E se “Sirens” (nuovo singolo) non aggiunge moltissimo al repertorio intasato delle ballate dei Pearl Jam, abbiamo comunque a che fare con un pezzo ben sopra le righe (di molto) che ha l’unica colpa implicita di venire dopo le varie “Black“, “Betterman” e “Nothingman“. “My Father’s Son” è invece identificabile nel novero di quelle tracce che, alla lunga, non si fanno odiare ma neanche amare: sospesa tra punk e blues, con un Matt Cameron che memore della reunion dei suoi Soundgarden torna a menare anche nella sua prima occupazione ma che, a conti fatti, riserva poco altro.
“Lightning Bolt” porta con sè il pregiudizio (legittimo) dell’ascoltatore, che qui sa di trovarsi di fronte alla canzone che dà il nome all’intero disco e che quindi ne dovrebbe rappresentare (forse) la massima espressione: non è assolutamente così e anzi il brano parte incendiario, facendo quasi sobbalzare, per finire pompiere. Tutti seduti. La successiva “Infallible” suona quasi come una jam incompiuta, uscita di getto per venire poi incisa così: nuda e cruda, come mamma (e papà) l’hanno fatta. Sarebbe potuta essere un’ottima B-Side e credo poco altro. L’effetto era forse quello di lasciare sospesi nel dubbio e nella diffidenza in attesa della seguente “Pendulum“, verso la quale sarò breve e netto: la miglior composizione dei Pearl Jam dai tempi di “No Code”.
Tutti a casa.
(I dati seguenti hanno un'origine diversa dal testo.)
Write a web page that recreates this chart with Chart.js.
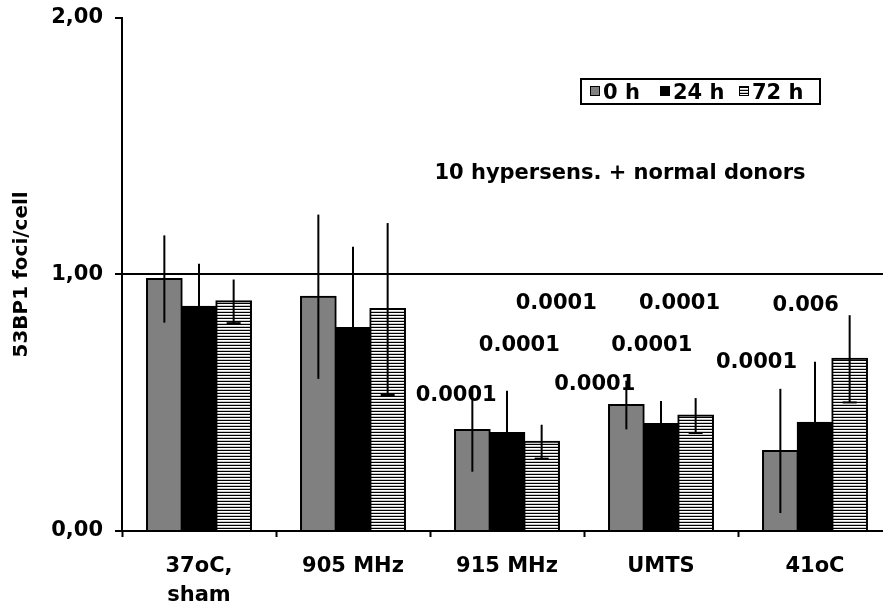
<!DOCTYPE html>
<html>
<head>
<meta charset="utf-8">
<script src="https://cdn.jsdelivr.net/npm/chart.js@4"></script>
<style>
  html, body { margin: 0; padding: 0; overflow: hidden; background: #fff; }
</style>
</head>
<body>
<canvas id="myChart" width="900" height="610"></canvas>
<script>
const categories = [["37oC,", "sham"], "905 MHz", "915 MHz", "UMTS", "41oC"];
const yTickLabels = ["0,00", "1,00", "2,00"];
const seriesNames = ["0 h", "24 h", "72 h"];

const values0h = [0.982, 0.913, 0.394, 0.491, 0.312];
const values24h = [0.874, 0.791, 0.382, 0.417, 0.422];
const values72h = [0.895, 0.865, 0.348, 0.450, 0.671];

const err0h = [0.17, 0.32, 0.163, 0.095, 0.242];
const err24h = [0.167, 0.317, 0.165, 0.09, 0.238];
const err72h = [0.085, 0.335, 0.066, 0.068, 0.17];

const pText0h = ["", "", "0.0001", "0.0001", "0.0001"];
const pText24h = ["", "", "0.0001", "0.0001", ""];
const pText72h = ["", "", "0.0001", "0.0001", "0.006"];

const noteText = "10 hypersens. + normal donors";
const yTitle = "53BP1 foci/cell";

const FONT = "'DejaVu Sans', sans-serif";
const ctx = document.getElementById("myChart").getContext("2d");

// horizontal stripes for the 72 h bars
const tile = document.createElement("canvas");
tile.width = 8;
tile.height = 3;
const tg = tile.getContext("2d");
tg.fillStyle = "#fff";
tg.fillRect(0, 0, 8, 3);
tg.fillStyle = "#000";
tg.fillRect(0, 0, 8, 1);
tg.fillStyle = "#c8c8c8";
tg.fillRect(0, 2, 8, 1);
const stripes = ctx.createPattern(tile, "repeat");

// where each p-value sits: category offset and y value
const pSpots = [
  [null, null, { dx: -0.33, y: 0.538 }, { dx: -0.43, y: 0.581 }, { dx: -0.38, y: 0.667 }],
  [null, null, { dx: 0.08, y: 0.733 }, { dx: -0.06, y: 0.733 }, null],
  [null, null, { dx: 0.32, y: 0.897 }, { dx: 0.12, y: 0.897 }, { dx: -0.06, y: 0.889 }],
];

const errorBars = {
  id: "errorBars",
  afterDatasetsDraw(chart) {
    const { ctx, scales: { y } } = chart;
    ctx.save();
    ctx.strokeStyle = "#000";
    ctx.lineWidth = 2;
    chart.data.datasets.forEach((ds, di) => {
      chart.getDatasetMeta(di).data.forEach((bar, i) => {
        const v = ds.data[i], e = ds.errors[i];
        const top = y.getPixelForValue(v + e);
        const bot = y.getPixelForValue(v - e);
        ctx.beginPath();
        ctx.moveTo(bar.x, top);
        ctx.lineTo(bar.x, bot);
        ctx.stroke();
        if (ds.lowerCap) {
          ctx.beginPath();
          ctx.moveTo(bar.x - 7, bot);
          ctx.lineTo(bar.x + 7, bot);
          ctx.stroke();
        }
      });
    });
    ctx.restore();
  },
};

const extras = {
  id: "extras",
  afterDraw(chart) {
    const { ctx, scales: { x, y } } = chart;
    ctx.save();
    ctx.fillStyle = "#000";
    ctx.font = "bold 21px " + FONT;
    ctx.textAlign = "center";
    ctx.textBaseline = "alphabetic";

    // p-values
    chart.data.datasets.forEach((ds, di) => {
      ds.pTexts.forEach((t, i) => {
        const s = pSpots[di][i];
        if (!t || !s) return;
        ctx.fillText(t, x.getPixelForValue(i + s.dx), y.getPixelForValue(s.y) + 8);
      });
    });

    // note
    ctx.fillText(noteText, 620, 179);

    // legend box
    ctx.lineWidth = 2;
    ctx.strokeStyle = "#000";
    ctx.strokeRect(581, 79, 239, 25);
    ctx.textAlign = "left";
    const lx = [590, 660, 739];
    chart.data.datasets.forEach((ds, di) => {
      ctx.fillStyle = ds.backgroundColor;
      ctx.fillRect(lx[di], 86, 10, 10);
      ctx.lineWidth = 1;
      ctx.strokeRect(lx[di] + 0.5, 86.5, 9, 9);
      ctx.fillStyle = "#000";
      ctx.fillText(ds.label, lx[di] + 13, 99);
    });
    ctx.restore();
  },
};

const chart = new Chart(ctx, {
  type: "bar",
  data: {
    labels: categories,
    datasets: [
      {
        label: seriesNames[0],
        data: values0h,
        errors: err0h,
        pTexts: pText0h,
        backgroundColor: "#808080",
        borderColor: "#000",
        borderWidth: 2,
      },
      {
        label: seriesNames[1],
        data: values24h,
        errors: err24h,
        pTexts: pText24h,
        backgroundColor: "#000",
        borderColor: "#000",
        borderWidth: 2,
      },
      {
        label: seriesNames[2],
        data: values72h,
        errors: err72h,
        pTexts: pText72h,
        lowerCap: true,
        backgroundColor: stripes,
        borderColor: "#000",
        borderWidth: 2,
      },
    ],
  },
  options: {
    responsive: false,
    animation: false,
    datasets: { bar: { categoryPercentage: 0.675, barPercentage: 1, inflateAmount: 1 } },
    layout: { padding: { top: 0, right: 8, left: 0, bottom: 0 } },
    plugins: { legend: { display: false }, tooltip: { enabled: false } },
    scales: {
      x: {
        grid: { drawOnChartArea: false, offset: true, tickLength: 6, tickColor: "#000", tickWidth: 2 },
        border: { color: "#000", width: 2 },
        ticks: {
          color: "#000",
          autoSkip: false,
          maxRotation: 0,
          padding: 15,
          font: { family: FONT, weight: "bold", size: 21, lineHeight: 1.38 },
        },
        afterFit: (s) => { s.height = 79; },
      },
      y: {
        min: 0,
        max: 2,
        ticks: {
          stepSize: 1,
          color: "#000",
          padding: 12,
          font: { family: FONT, weight: "bold", size: 21, lineHeight: 0.55 },
          callback: (v, i) => yTickLabels[i],
        },
        grid: {
          color: (c) => (c.tick && c.tick.value === 1 ? "#000" : "rgba(0,0,0,0)"),
          lineWidth: 2,
          tickColor: "#000",
          tickLength: 7,
          tickWidth: 2,
        },
        border: { color: "#000", width: 2 },
        title: {
          display: true,
          text: yTitle,
          color: "#000",
          padding: { top: 10, bottom: 0 },
          font: { family: FONT, weight: "bold", size: 20 },
        },
        afterFit: (s) => { s.width = 122; },
      },
    },
  },
  plugins: [errorBars, extras],
});
</script>
</body>
</html>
Questo disco in soldoni poteva finire qui: ed è in parte così. Ancora anestetizzati dal lavoro maestrale di Vedder specie nel finale del pezzo, ecco che veniamo catapultati nell’allegria intimista di “Swallowed Whole” che scimmiotta non senza una sua dignità le divagazioni soliste del già citato leader, scivolando via lasciando una leggera e piacevole brezza. L’inizio pretenzioso di “Let The Records Play” sfocia anch’esso nell’immaginario lato B cui avremmo relegato una parte consistente di questo album, che finirà sopra la media non certo per la sua omogeneità quanto piuttosto per le sterzate, i picchi improvvisi offerti non senza inanellare qualche passaggio non propriamente limpido e lineare.
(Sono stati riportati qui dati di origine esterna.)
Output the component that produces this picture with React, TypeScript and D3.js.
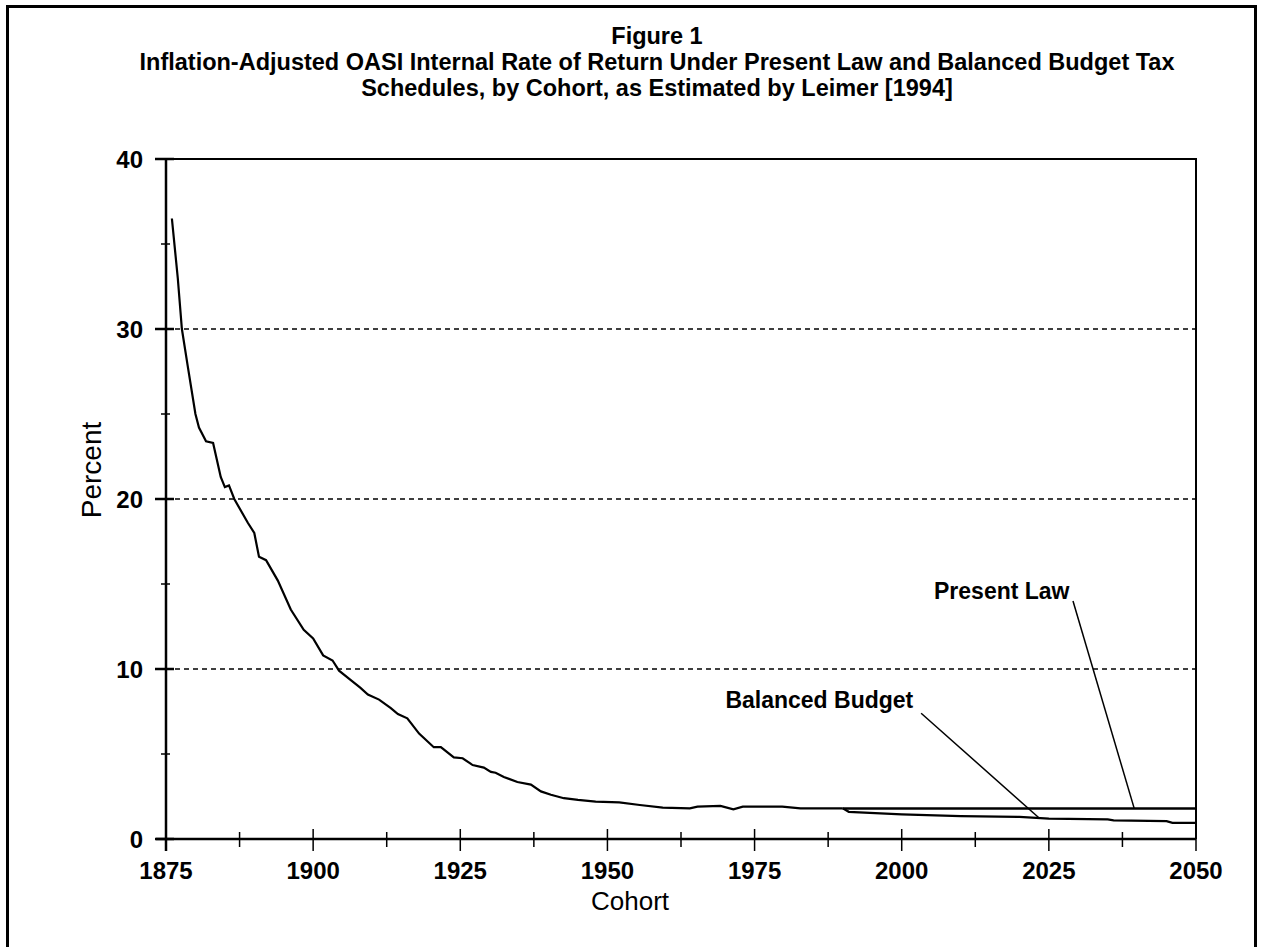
import { useRef, useEffect } from "react";
import * as d3 from "d3";

const WIDTH = 1264;
const HEIGHT = 947;
const MARGIN = { top: 159, right: 68, bottom: 108, left: 166 };
const INNER_W = WIDTH - MARGIN.left - MARGIN.right;
const INNER_H = HEIGHT - MARGIN.top - MARGIN.bottom;
const FONT = "'Liberation Sans', Arial, Helvetica, sans-serif";

const TITLE_LINES = [
  "Figure 1",
  "Inflation-Adjusted OASI Internal Rate of Return Under Present Law and Balanced Budget Tax",
  "Schedules, by Cohort, as Estimated by Leimer [1994]",
];

const X_LABELS = [1875, 1900, 1925, 1950, 1975, 2000, 2025, 2050];
const Y_LABELS = [0, 10, 20, 30, 40];
const Y_GRID = [10, 20, 30];

// shared path for both schedules up to ~1990
const histYears = [
  1876, 1877, 1877.7, 1878.7, 1880, 1880.6, 1881.8, 1883, 1884.3, 1885, 1885.7, 1886.6,
  1888.9, 1890, 1890.8, 1892, 1894, 1896.2, 1898.4, 1900, 1901.7, 1903.3, 1904.4, 1906.4,
  1908, 1909.3, 1911.2, 1913.2, 1914.4, 1916, 1918, 1920.5, 1921.7, 1923.9, 1925.4, 1927.1,
  1929, 1930.2, 1931, 1932.4, 1934.7, 1937, 1938.7, 1940.4, 1942.6, 1945, 1948, 1952,
  1955.5, 1959.4, 1964, 1965.3, 1969.2, 1971.4, 1973, 1979.7, 1982.8, 1990,
];
const histRate = [
  36.5, 33.0, 30.0, 27.8, 25.0, 24.2, 23.4, 23.3, 21.3, 20.7, 20.8, 20.0,
  18.6, 18.0, 16.6, 16.4, 15.2, 13.5, 12.3, 11.8, 10.8, 10.5, 9.9, 9.35,
  8.9, 8.5, 8.2, 7.7, 7.35, 7.1, 6.2, 5.4, 5.4, 4.8, 4.75, 4.35,
  4.2, 3.95, 3.9, 3.65, 3.35, 3.2, 2.8, 2.6, 2.4, 2.3, 2.2, 2.15,
  2.0, 1.85, 1.8, 1.9, 1.95, 1.75, 1.9, 1.9, 1.8, 1.8,
];

const presentLawYears = [1990, 2050];
const presentLawRate = [1.8, 1.8];

const balancedYears = [1990, 1991, 2000, 2010, 2020, 2025, 2035, 2036, 2045, 2046, 2050];
const balancedRate = [1.8, 1.6, 1.45, 1.35, 1.3, 1.2, 1.15, 1.1, 1.05, 0.95, 0.95];

export default function App() {
  const svgRef = useRef<SVGSVGElement>(null);

  useEffect(() => {
    const svg = d3.select(svgRef.current);
    svg.selectAll("*").remove();

    const x = d3.scaleLinear().domain([1875, 2050]).range([0, INNER_W]);
    const y = d3.scaleLinear().domain([0, 40]).range([INNER_H, 0]);

    svg.append("rect").attr("width", WIDTH).attr("height", HEIGHT).attr("fill", "#fff");

    // outer frame (no bottom edge in the scan)
    svg.append("path")
      .attr("d", `M7.5,${HEIGHT} V6.5 H1255.5 V${HEIGHT}`)
      .attr("fill", "none")
      .attr("stroke", "#000")
      .attr("stroke-width", 3);

    // title
    svg.append("g")
      .selectAll("text")
      .data(TITLE_LINES)
      .join("text")
      .attr("x", 657)
      .attr("y", (_, i) => 44 + i * 26)
      .attr("text-anchor", "middle")
      .attr("font-family", FONT)
      .attr("font-weight", "bold")
      .attr("font-size", "23.5px")
      .text((d) => d);

    const g = svg.append("g").attr("transform", `translate(${MARGIN.left},${MARGIN.top})`);

    // dashed grid
    g.append("g")
      .selectAll("line")
      .data(Y_GRID)
      .join("line")
      .attr("x1", 0)
      .attr("x2", INNER_W)
      .attr("y1", (d) => y(d))
      .attr("y2", (d) => y(d))
      .attr("stroke", "#000")
      .attr("stroke-width", 1.5)
      .attr("stroke-dasharray", "5,4");

    // frame: top + right
    g.append("path")
      .attr("d", `M-10,0 H${INNER_W} V${INNER_H}`)
      .attr("fill", "none")
      .attr("stroke", "#000")
      .attr("stroke-width", 2);

    // y axis
    const yAxis = g.append("g");
    yAxis.append("line")
      .attr("x1", 0).attr("x2", 0).attr("y1", 0).attr("y2", INNER_H + 12)
      .attr("stroke", "#000").attr("stroke-width", 2.5);
    yAxis.selectAll("line.tick")
      .data(d3.range(0, 41, 5))
      .join("line")
      .attr("class", "tick")
      .attr("x1", (d) => (d % 10 === 0 ? -11 : -5))
      .attr("x2", (d) => (d % 10 === 0 ? 8 : 4))
      .attr("y1", (d) => y(d))
      .attr("y2", (d) => y(d))
      .attr("stroke", "#000")
      .attr("stroke-width", (d) => (d % 10 === 0 ? 2.5 : 1.5));
    yAxis.selectAll("text")
      .data(Y_LABELS)
      .join("text")
      .attr("x", -23)
      .attr("y", (d) => y(d))
      .attr("dy", "0.36em")
      .attr("text-anchor", "end")
      .attr("font-family", FONT)
      .attr("font-weight", "bold")
      .attr("font-size", "24px")
      .text((d) => d);

    // x axis
    const xAxis = g.append("g").attr("transform", `translate(0,${INNER_H})`);
    xAxis.append("line")
      .attr("x1", -10).attr("x2", INNER_W).attr("y1", 0).attr("y2", 0)
      .attr("stroke", "#000").attr("stroke-width", 2.5);
    xAxis.selectAll("line.tick")
      .data(d3.range(1875, 2051, 12.5))
      .join("line")
      .attr("class", "tick")
      .attr("x1", (d) => x(d))
      .attr("x2", (d) => x(d))
      .attr("y1", (d) => ((d - 1875) % 25 === 0 ? -10 : -7))
      .attr("y2", (d) => ((d - 1875) % 25 === 0 ? 12 : 8))
      .attr("stroke", "#000")
      .attr("stroke-width", 1.5);
    xAxis.selectAll("text")
      .data(X_LABELS)
      .join("text")
      .attr("x", (d) => x(d))
      .attr("y", 40)
      .attr("text-anchor", "middle")
      .attr("font-family", FONT)
      .attr("font-weight", "bold")
      .attr("font-size", "24px")
      .text((d) => d);

    // axis titles
    svg.append("text")
      .attr("transform", `translate(101,470) rotate(-90)`)
      .attr("text-anchor", "middle")
      .attr("font-family", FONT)
      .attr("font-size", "28px")
      .text("Percent");
    svg.append("text")
      .attr("x", 630)
      .attr("y", 910)
      .attr("text-anchor", "middle")
      .attr("font-family", FONT)
      .attr("font-size", "26px")
      .text("Cohort");

    // series
    const line = d3.line<[number, number]>()
      .x((d) => x(d[0]))
      .y((d) => y(d[1]));
    const zip = (a: number[], b: number[]) => a.map((v, i) => [v, b[i]] as [number, number]);

    g.append("path")
      .attr("d", line(zip(histYears, histRate)))
      .attr("fill", "none").attr("stroke", "#000").attr("stroke-width", 2.2);
    g.append("path")
      .attr("d", line(zip(presentLawYears, presentLawRate)))
      .attr("fill", "none").attr("stroke", "#000").attr("stroke-width", 2.5);
    g.append("path")
      .attr("d", line(zip(balancedYears, balancedRate)))
      .attr("fill", "none").attr("stroke", "#000").attr("stroke-width", 2.2);

    // annotations
    const notes = [
      { label: "Present Law", tx: 2017, ty: 14.6, from: [2029.1, 14.0], to: [2039.5, 1.8] },
      { label: "Balanced Budget", tx: 1986, ty: 8.2, from: [2003.3, 7.4], to: [2023.3, 1.25] },
    ];
    notes.forEach((n) => {
      g.append("text")
        .attr("x", x(n.tx))
        .attr("y", y(n.ty))
        .attr("dy", "0.36em")
        .attr("text-anchor", "middle")
        .attr("font-family", FONT)
        .attr("font-weight", "bold")
        .attr("font-size", "23px")
        .text(n.label);
      g.append("line")
        .attr("x1", x(n.from[0])).attr("y1", y(n.from[1]))
        .attr("x2", x(n.to[0])).attr("y2", y(n.to[1]))
        .attr("stroke", "#000").attr("stroke-width", 1.5);
    });
  }, []);

  return (
    <div style={{ position: "absolute", left: 0, top: 0 }}>
      <svg ref={svgRef} width={WIDTH} height={HEIGHT} style={{ display: "block" }} />
    </div>
  );
}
E per quanto sia “Sleeping By Myself” che “Yellow Moon” qualcuno pagherebbe oro per scriverle, i Pearl Jam (si sarà capito) c’hanno abituato a ben altro: stesso discorso per l’ultima, definitiva, “FutureDays“, brano dal sapore un pò perbenista ma arrangiato e condotto in porto in un modo tutt’altro che banale, che alla fine pensi “ci sta”. “Lightning Bolt” non è (in ultima analisi) un grido di rabbia e neanche un disco di denuncia, quanto – specie nella sua composizione – l’album che ti aspetti dagli ultimi Pearl Jam: un disco sapiente, comunque genuino, forse una tacca sopra lo scorso “Backspacer” (2009). Si lascia nel complesso ascoltare e, cosa importante, spinge a farsi riprendere più volte: merito di qualche episodio (qualche) nettamente sopra le righe. I Pearl Jam sono tornati, questo non è assolutamente il loro testamento artistico e saperli ancora in giro fa bene: al cuore e all’anima. Vi voglio bene.